▶ Given exercise
Type out the data exactly as given. Skip any image.

^^^^^^^^^^^^^^^^

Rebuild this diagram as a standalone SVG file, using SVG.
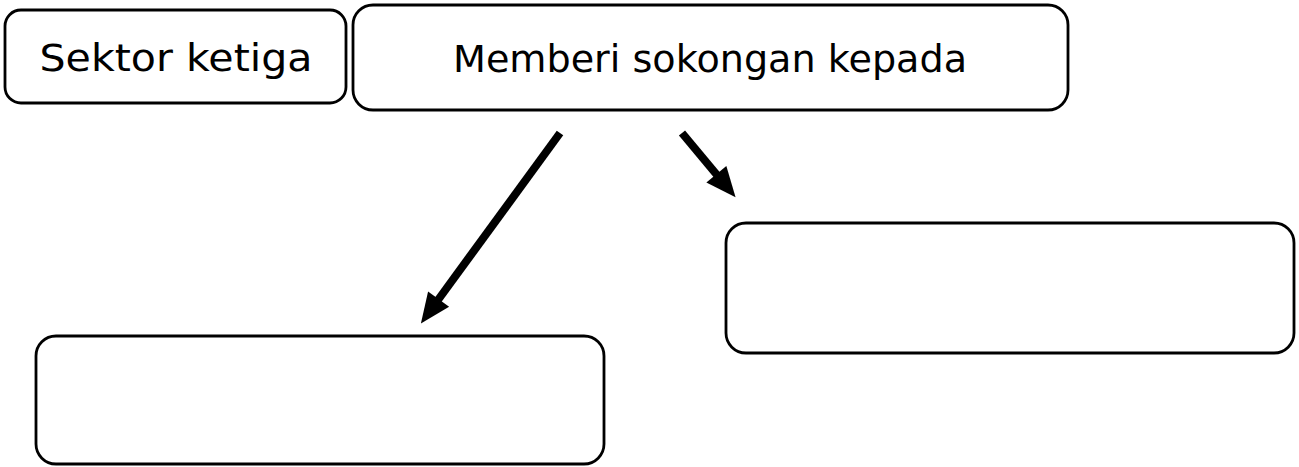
<svg xmlns="http://www.w3.org/2000/svg" width="1299" height="467" viewBox="0 0 1299 467">
  <style>
    .box { fill: #ffffff; stroke: #000000; stroke-width: 2.8; }
    .lbl { font-family: "Comic Sans MS", "DejaVu Sans", sans-serif; font-size: 37px; fill: #000000; text-anchor: middle; }
    .conn { stroke: #000000; stroke-width: 8; fill: none; marker-end: url(#head); }
  </style>
  <defs>
    <marker id="head" markerUnits="userSpaceOnUse" markerWidth="40" markerHeight="40" refX="0" refY="0" orient="auto" overflow="visible">
      <path d="M-1,-13 L29,0 L-1,13 z" fill="#000000"/>
    </marker>
  </defs>
  <rect width="1299" height="467" fill="#ffffff"/>
  <g id="node-sektor">
    <rect class="box" x="5" y="10" width="341" height="93" rx="16"/>
    <text class="lbl" x="176" y="71" textLength="273" lengthAdjust="spacingAndGlyphs">Sektor ketiga</text>
  </g>
  <g id="node-memberi">
    <rect class="box" x="353" y="5" width="715" height="105" rx="20"/>
    <text class="lbl" x="710" y="72" textLength="514" lengthAdjust="spacingAndGlyphs">Memberi sokongan kepada</text>
  </g>
  <g id="node-left">
    <rect class="box" x="36" y="336" width="568" height="128" rx="20"/>
  </g>
  <g id="node-right">
    <rect class="box" x="726" y="223" width="568" height="130" rx="20"/>
  </g>
  <g id="connectors">
    <line class="conn" x1="560" y1="133" x2="438" y2="300"/>
    <line class="conn" x1="682" y1="133" x2="717" y2="175"/>
  </g>
</svg>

^^^^^^^^^^^^^^^^

▶ Final result
Rebuild this diagram as a standalone SVG file, using SVG.
<svg xmlns="http://www.w3.org/2000/svg" width="1299" height="467" viewBox="0 0 1299 467">
  <style>
    .box { fill: #ffffff; stroke: #000000; stroke-width: 2.8; }
    .lbl { font-family: "Comic Sans MS", "DejaVu Sans", sans-serif; font-size: 37px; fill: #000000; text-anchor: middle; }
    .conn { stroke: #000000; stroke-width: 8; fill: none; marker-end: url(#head); }
  </style>
  <defs>
    <marker id="head" markerUnits="userSpaceOnUse" markerWidth="40" markerHeight="40" refX="0" refY="0" orient="auto" overflow="visible">
      <path d="M-1,-13 L29,0 L-1,13 z" fill="#000000"/>
    </marker>
  </defs>
  <rect width="1299" height="467" fill="#ffffff"/>
  <g id="node-sektor">
    <rect class="box" x="5" y="10" width="341" height="93" rx="16"/>
    <text class="lbl" x="176" y="71" textLength="273" lengthAdjust="spacingAndGlyphs">Sektor ketiga</text>
  </g>
  <g id="node-memberi">
    <rect class="box" x="353" y="5" width="715" height="105" rx="20"/>
    <text class="lbl" x="710" y="72" textLength="514" lengthAdjust="spacingAndGlyphs">Memberi sokongan kepada</text>
  </g>
  <g id="node-left">
    <rect class="box" x="36" y="336" width="568" height="128" rx="20"/>
  </g>
  <g id="node-right">
    <rect class="box" x="726" y="223" width="568" height="130" rx="20"/>
  </g>
  <g id="connectors">
    <line class="conn" x1="560" y1="133" x2="438" y2="300"/>
    <line class="conn" x1="682" y1="133" x2="717" y2="175"/>
  </g>
</svg>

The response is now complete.